The second flawed assumption is that we can predict the effects of such a shutdown. The Internet is the most complex machine mankind has ever built, and shutting down portions of it would have all sorts of unforeseen ancillary effects.
Would ATMs work? What about the stock exchanges? Which emergency services would fail? Would trucks and trains be able to route their cargo? Would airlines be able to route their passengers? How much of the military’s logistical system would fail?
That’s to say nothing of the variety of corporations that rely on the Internet to function, let alone the millions of Americans who would need to use it to communicate with their loved ones in a time of crisis.
Even worse, these effects would spill over internationally. The Internet is international in complex and surprising ways, and it would be impossible to ensure that the effects of a shutdown stayed domestic and didn’t cause similar disasters in countries we’re friendly with.

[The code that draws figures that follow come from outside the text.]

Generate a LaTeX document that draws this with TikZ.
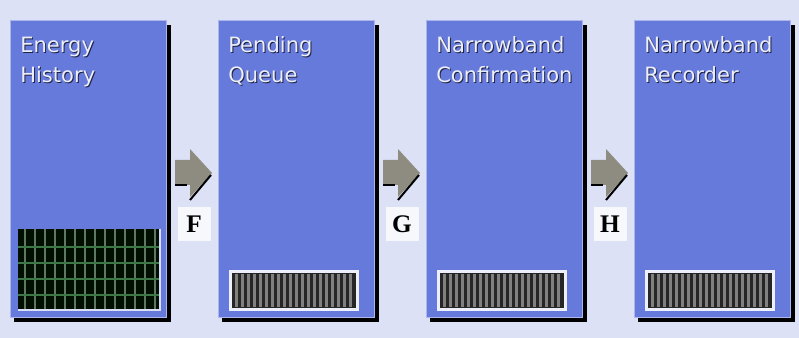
\documentclass[tikz,border=0pt]{standalone}
\usepackage{fontspec}
\setmainfont{DejaVu Sans}
\newfontfamily\labelfont{Liberation Serif}
\definecolor{bg}{RGB}{220,225,245}
\definecolor{boxblue}{RGB}{102,122,220}
\definecolor{arrowgrey}{RGB}{142,140,128}
\definecolor{gridgreen}{RGB}{60,120,70}
\definecolor{gridvert}{RGB}{95,120,100}
\definecolor{stripegrey}{RGB}{128,128,128}
\definecolor{bardark}{RGB}{38,38,38}
\definecolor{titlewhite}{RGB}{236,238,248}
\definecolor{titleshadow}{RGB}{30,34,70}
\tikzset{
  stage/.style={draw=boxblue!55!white, line width=0.75pt, fill=boxblue,
    minimum width=117pt, minimum height=222pt, inner sep=0pt},
  ttl/.style={anchor=base west, inner sep=0pt, text=titlewhite,
    font=\fontsize{15.8}{18}\selectfont},
  ttlshadow/.style={ttl, text=titleshadow},
  lab/.style={fill=white!75!bg, minimum width=24.75pt, minimum height=26pt,
    inner sep=0pt, font=\labelfont\bfseries\fontsize{19}{21}\selectfont},
  blockarrow/.style={fill=arrowgrey},
  arrowedge/.style={draw=black, line width=1.5pt},
}
\newcommand\shtext[4]{%
  \node[ttlshadow] (#1s) at (#2+1,#3+1) {#4};
  \node[ttl] (#1) at (#2,#3) {#4};}
\begin{document}
\begin{tikzpicture}[x=0.75pt,y=-0.75pt]
\fill[bg] (0,0) rectangle (799,338);
\useasboundingbox (0,0) rectangle (799,338);
% stages
\foreach \n/\x in {1/10,2/218,3/426,4/634} {
  \fill[black] (\x+4,25) rectangle (\x+161,322);
  \node[stage] (b\n) at (\x+78,169) {};
}
% titles
\shtext{t1a}{20}{53}{Energy}
\shtext{t1b}{20}{83}{History}
\shtext{t2a}{228}{53}{Pending}
\shtext{t2b}{228}{83}{Queue}
\shtext{t3a}{436}{53}{Narrowband}
\shtext{t3b}{436}{83}{Confirmation}
\shtext{t4a}{644}{53}{Narrowband}
\shtext{t4b}{644}{83}{Recorder}
% grid display in stage 1
\fill[black!94!green] (18,229) rectangle (160,310);
\foreach \gx in {25,35,...,155}
  \draw[gridvert, line width=0.8pt] (\gx,229) -- (\gx,310);
\foreach \gy in {247,263,279,295}
  \draw[gridgreen, line width=0.9pt] (18,\gy) -- (160,\gy);
\draw[white!75!boxblue, line width=1pt] (18,310) -- (160,310) -- (160,229);
% bar displays in stages 2-4
\foreach \x in {218,426,634} {
  \fill[white!88!boxblue] (\x+11,270) rectangle (\x+141,311);
  \fill[bardark] (\x+14,273) rectangle (\x+138,308);
  \foreach \k in {0,...,19}
    \fill[stripegrey] (\x+17+6*\k,274) rectangle (\x+20+6*\k,307);
}
% block arrows
\foreach \ax in {175,383,591} {
  \fill[blockarrow] (\ax,160) -- (\ax+15,160) -- (\ax+15,149) -- (\ax+37,173)
    -- (\ax+15,197) -- (\ax+15,185) -- (\ax,185) -- cycle;
  \draw[arrowedge] (\ax,185) -- (\ax+12,185);
  \draw[arrowedge] (\ax+15,200) -- (\ax+36,175);
}
% labels
\node[lab] (lF) at (194,224) {F};
\node[lab] (lG) at (402,224) {G};
\node[lab] (lH) at (610,224) {H};
\end{tikzpicture}
\end{document}
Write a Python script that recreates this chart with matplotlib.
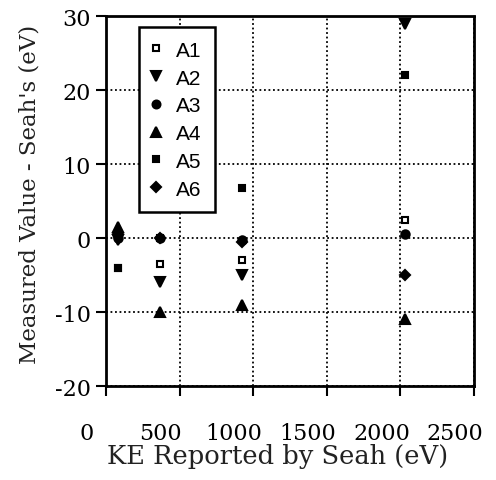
import matplotlib
matplotlib.use("Agg")
import matplotlib.pyplot as plt
import matplotlib.transforms as mtransforms

ke = [80, 365, 925, 2030]
series = {
    "A1": [-4.0, -3.5, -3.0, 2.5],
    "A2": [-0.3, -6.0, -5.0, 29.0],
    "A3": [0.0, 0.0, -0.3, 0.5],
    "A4": [1.5, -10.0, -9.0, -11.0],
    "A5": [-4.0, 0.0, 6.8, 22.0],
    "A6": [0.5, 0.0, -0.5, -5.0],
}
markers = {"A1": "s", "A2": "v", "A3": "o", "A4": "^", "A5": "s", "A6": "D"}
sizes = {"A1": 5, "A2": 7, "A3": 6, "A4": 7, "A5": 5, "A6": 5}

xticks = [0, 500, 1000, 1500, 2000, 2500]
yticks = [-20, -10, 0, 10, 20, 30]

fig = plt.figure(figsize=(4.96, 4.81), dpi=100)
ax = fig.add_axes([0.2137, 0.1954, 0.742, 0.769])

for name, vals in series.items():
    fc = "white" if name == "A1" else "black"
    ax.plot(ke, vals, linestyle="none", marker=markers[name], ms=sizes[name],
            mfc=fc, mec="black", mew=1.5, label=name)

ax.set_xlim(0, 2500)
ax.set_ylim(-20, 30)
ax.set_xticks(xticks)
ax.set_yticks(yticks)
ax.grid(True, color="black", linestyle=(0, (1, 1.5)), linewidth=1.3)
ax.set_axisbelow(True)

serif = "DejaVu Serif"
ax.set_xticklabels([str(t) for t in xticks], fontfamily=serif, fontsize=16, color="#222222")
ax.set_yticklabels([str(t) for t in yticks], fontfamily=serif, fontsize=16, color="#222222")
ax.tick_params(axis="both", direction="out", length=7, width=1.5, colors="black")
ax.tick_params(axis="x", pad=19)
ax.tick_params(axis="y", pad=4)

shift = mtransforms.ScaledTranslation(-0.19, 0, fig.dpi_scale_trans)
for lab in ax.get_xticklabels():
    lab.set_transform(lab.get_transform() + shift)

ax.set_xlabel("KE Reported by Seah (eV)", fontfamily=serif, fontsize=18.5,
              color="#222222")
ax.xaxis.set_label_coords(0.465, -0.155)
ax.set_ylabel("Measured Value - Seah's (eV)", fontfamily=serif, fontsize=16.5,
              color="#222222")
ax.yaxis.set_label_coords(-0.178, 0.52)

for s in ["left", "bottom"]:
    ax.spines[s].set_linewidth(2)
for s in ["top", "right"]:
    ax.spines[s].set_linewidth(2)
    ax.spines[s].set_linestyle((0, (1, 1)))

leg = ax.legend(loc="upper left", bbox_to_anchor=(0.09, 0.97), borderaxespad=0,
                frameon=True, fancybox=False, edgecolor="black", framealpha=1,
                prop={"family": "Liberation Sans", "size": 15},
                handletextpad=0.8, labelspacing=0.42, borderpad=0.65,
                handlelength=0.3, markerscale=0.95)
leg.get_frame().set_linewidth(1.8)

fig.savefig("out.png", dpi=100)
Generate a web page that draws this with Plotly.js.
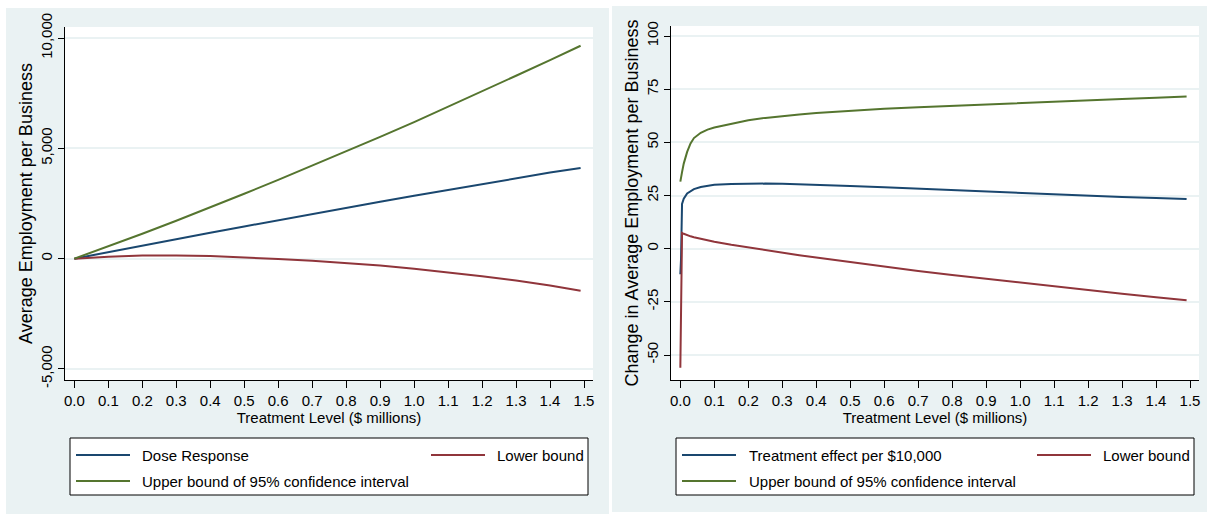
<!DOCTYPE html>
<html>
<head>
<meta charset="utf-8">
<script src="https://cdn.plot.ly/plotly-3.0.1.min.js"></script>
<style>
  html, body { margin: 0; padding: 0; background: #ffffff; }
  #chart { width: 1207px; height: 514px; }
</style>
</head>
<body>
<div id="chart"></div>
<script>
// ---------- Data ----------
// Left panel: dose response in $ millions of treatment
const leftX = [0, 0.1, 0.2, 0.3, 0.4, 0.5, 0.6, 0.7, 0.8, 0.9, 1.0, 1.1, 1.2, 1.3, 1.4, 1.49];
const doseResponse = [0, 300, 595, 885, 1175, 1460, 1745, 2025, 2305, 2580, 2850, 3120, 3385, 3645, 3900, 4110];
const lowerLeft = [0, 90, 140, 145, 115, 60, -10, -95, -195, -315, -455, -615, -795, -995, -1215, -1450];
const upperLeft = [0, 560, 1130, 1720, 2320, 2940, 3570, 4210, 4860, 5520, 6190, 6880, 7580, 8290, 9000, 9650];

// Right panel: treatment effect per $10,000
const rightX = [0, 0.002, 0.005, 0.01, 0.02, 0.03, 0.04, 0.06, 0.08, 0.1, 0.15, 0.2, 0.25, 0.3, 0.35, 0.4, 0.5, 0.6, 0.7, 0.8, 0.9, 1.0, 1.1, 1.2, 1.3, 1.4, 1.49];
const effectPer10k = [-12, -5, 21, 23.5, 26, 27.2, 28, 29, 29.6, 30, 30.4, 30.6, 30.6, 30.5, 30.3, 30.1, 29.5, 28.9, 28.2, 27.5, 26.8, 26.1, 25.5, 24.9, 24.3, 23.8, 23.4];
const lowerRight = [-56, -30, 7.4, 7.0, 6.3, 5.8, 5.4, 4.6, 3.9, 3.3, 1.8, 0.5, -0.7, -1.9, -3.1, -4.2, -6.4, -8.5, -10.5, -12.4, -14.2, -16.0, -17.8, -19.5, -21.2, -22.8, -24.3];
const upperRight = [31.5, 34, 36, 40, 45.5, 49.5, 52, 54.5, 56, 57, 58.8, 60.4, 61.5, 62.4, 63.1, 63.8, 64.9, 65.8, 66.5, 67.2, 67.9, 68.5, 69.1, 69.8, 70.4, 71.0, 71.6];

// Ticks & labels
const xTickVals = [0, 0.1, 0.2, 0.3, 0.4, 0.5, 0.6, 0.7, 0.8, 0.9, 1.0, 1.1, 1.2, 1.3, 1.4, 1.5];
const xTickText = ["0.0", "0.1", "0.2", "0.3", "0.4", "0.5", "0.6", "0.7", "0.8", "0.9", "1.0", "1.1", "1.2", "1.3", "1.4", "1.5"];
const leftYTickVals = [-5000, 0, 5000, 10000];
const leftYTickText = ["-5,000", "0", "5,000", "10,000"];
const rightYTickVals = [-50, -25, 0, 25, 50, 75, 100];
const rightYTickText = ["-50", "-25", "0", "25", "50", "75", "100"];

const xTitle = "Treatment Level ($ millions)";
const leftYTitle = "Average Employment per Business";
const rightYTitle = "Change in Average Employment per Business";
const leftNames = ["Dose Response", "Lower bound", "Upper bound of 95% confidence interval"];
const rightNames = ["Treatment effect per $10,000", "Lower bound", "Upper bound of 95% confidence interval"];

// ---------- Styling ----------
const W = 1207, H = 514;
const NAVY = "#1a476f", MAROON = "#90353b", GREEN = "#55752f";
const PANEL = "#eaf2f3";
const FONT = "Liberation Sans, Arial, Helvetica, sans-serif";
const px = x => x / W;
const py = y => 1 - y / H;

function line(x, y, color, xa, ya, name) {
  return { x: x, y: y, type: "scatter", mode: "lines", name: name,
           xaxis: xa, yaxis: ya, showlegend: false,
           line: { color: color, width: 2 }, hoverinfo: "x+y+name" };
}

const traces = [
  line(leftX, doseResponse, NAVY, "x", "y", leftNames[0]),
  line(leftX, lowerLeft, MAROON, "x", "y", leftNames[1]),
  line(leftX, upperLeft, GREEN, "x", "y", leftNames[2]),
  line(rightX, effectPer10k, NAVY, "x2", "y2", rightNames[0]),
  line(rightX, lowerRight, MAROON, "x2", "y2", rightNames[1]),
  line(rightX, upperRight, GREEN, "x2", "y2", rightNames[2])
];

const tickFont = { family: FONT, size: 15, color: "#000" };
const yTitleFont = { family: FONT, size: 18, color: "#000" };
function xAxis(domain, anchor) {
  return {
    domain: domain, anchor: anchor, range: [-0.0275, 1.5265],
    tickvals: xTickVals, ticktext: xTickText, tickfont: tickFont,
    ticks: "outside", ticklen: 7, tickcolor: "#000", tickwidth: 1,
    showline: true, linecolor: "#000", linewidth: 1,
    showgrid: false, zeroline: false, fixedrange: true,
    title: { text: xTitle, font: tickFont, standoff: 1 }
  };
}
function yAxis(domain, anchor, range, vals, text, title) {
  return {
    domain: domain, anchor: anchor, range: range,
    tickvals: vals, ticktext: text, tickfont: tickFont, tickangle: -90,
    ticks: "outside", ticklen: 6, tickcolor: "#000", tickwidth: 1,
    showline: true, linecolor: "#000", linewidth: 1,
    showgrid: true, gridcolor: PANEL, gridwidth: 2, zeroline: false, fixedrange: true,
    title: { text: title, font: yTitleFont, standoff: 0 }
  };
}

// Panels, plot areas and legend boxes
const shapes = [
  { type: "rect", xref: "paper", yref: "paper", x0: px(6), x1: px(609), y0: py(514), y1: py(8), fillcolor: PANEL, line: { width: 0 }, layer: "below" },
  { type: "rect", xref: "paper", yref: "paper", x0: px(612), x1: px(1207), y0: py(512), y1: py(6), fillcolor: PANEL, line: { width: 0 }, layer: "below" },
  { type: "rect", xref: "paper", yref: "paper", x0: px(65), x1: px(593), y0: py(380), y1: py(27), fillcolor: "#ffffff", line: { width: 0 }, layer: "below" },
  { type: "rect", xref: "paper", yref: "paper", x0: px(671), x1: px(1199), y0: py(380), y1: py(26), fillcolor: "#ffffff", line: { width: 0 }, layer: "below" }
];
const annotations = [];

function addLegend(left, right, names, sampleStarts, textStarts, colors, rows) {
  shapes.push({ type: "rect", xref: "paper", yref: "paper", x0: px(left), x1: px(right), y0: py(495), y1: py(438),
                fillcolor: "#ffffff", line: { color: "#000", width: 1 }, layer: "below" });
  for (let i = 0; i < names.length; i++) {
    const yy = rows[i];
    shapes.push({ type: "line", xref: "paper", yref: "paper", x0: px(sampleStarts[i]), x1: px(sampleStarts[i] + 54),
                  y0: py(yy), y1: py(yy), line: { color: colors[i], width: 2 } });
    annotations.push({ xref: "paper", yref: "paper", x: px(textStarts[i]), y: py(yy), xanchor: "left", yanchor: "middle",
                       text: names[i], showarrow: false, font: { family: FONT, size: 15, color: "#000" } });
  }
}
addLegend(70, 588, leftNames, [76, 431, 76], [140, 495, 140], [NAVY, MAROON, GREEN], [455, 455, 481]);
addLegend(676, 1194, rightNames, [682, 1037, 682], [747, 1101, 747], [NAVY, MAROON, GREEN], [455, 455, 481]);

const layout = {
  width: W, height: H,
  margin: { l: 0, r: 0, t: 0, b: 0 },
  paper_bgcolor: "#ffffff", plot_bgcolor: "rgba(0,0,0,0)",
  font: { family: FONT, size: 15, color: "#000" },
  showlegend: false,
  xaxis: xAxis([px(65), px(593)], "y"),
  yaxis: yAxis([py(380), py(27)], "x", [-5500, 10500], leftYTickVals, leftYTickText, leftYTitle),
  xaxis2: xAxis([px(671), px(1199)], "y2"),
  yaxis2: yAxis([py(380), py(26)], "x2", [-61.75, 104.7], rightYTickVals, rightYTickText, rightYTitle),
  shapes: shapes,
  annotations: annotations
};

Plotly.newPlot("chart", traces, layout, { displayModeBar: false, staticPlot: true });
</script>
</body>
</html>
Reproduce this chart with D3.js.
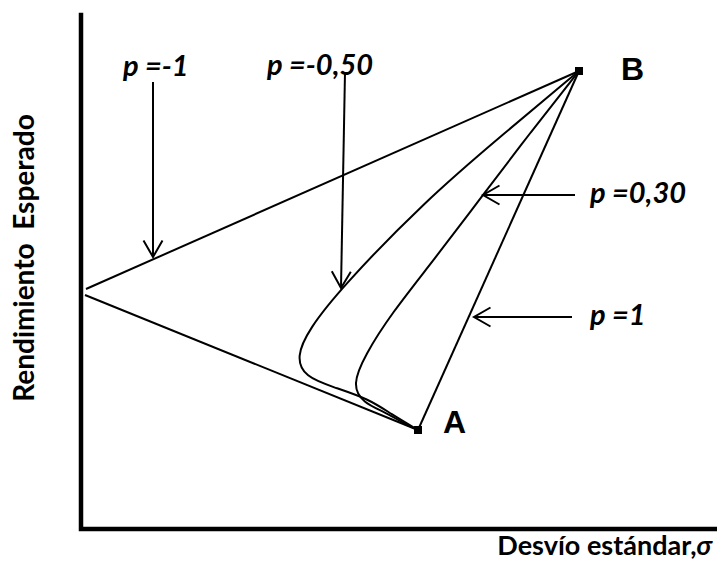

The third flawed assumption is that we could build this capability securely. We can’t.
Once we engineered a selective shutdown switch into the Internet, and implemented a way to do what Internet engineers have spent decades making sure never happens, we would have created an enormous security vulnerability. We would make the job of any would-be terrorist intent on bringing down the Internet much easier.
Computer and network security is hard, and every Internet system we’ve ever created has security vulnerabilities. It would be folly to think this one wouldn’t as well. And given how unlikely the risk is, any actual shutdown would be far more likely to be a result of an unfortunate error or a malicious hacker than of a presidential order.
But the main problem with an Internet kill switch is that it’s too coarse a hammer.
Yes, the bad guys use the Internet to communicate, and they can use it to attack us. But the good guys use it, too, and the good guys far outnumber the bad guys.
Shutting the Internet down, either the whole thing or just a part of it, even in the face of a foreign military attack would do far more damage than it could possibly prevent. And it would hurt others whom we don’t want to hurt.
For years we’ve been bombarded with scare stories about terrorists wanting to shut the Internet down. They’re mostly fairy tales, but they’re scary precisely because the Internet is so critical to so many things.
Why would we want to terrorize our own population by doing exactly what we don’t want anyone else to do? And a national emergency is precisely the worst time to do it.
Just implementing the capability would be very expensive; I would rather see that money going toward securing our nation’s critical infrastructure from attack.
Defending his proposal, Sen. Lieberman pointed out that China has this capability. It’s debatable whether or not it actually does, but it’s actively pursuing the capability because the country cares less about its citizens.
Here in the U.S., it is both wrong and dangerous to give the president the power and ability to commit Internet suicide and terrorize Americans in this way.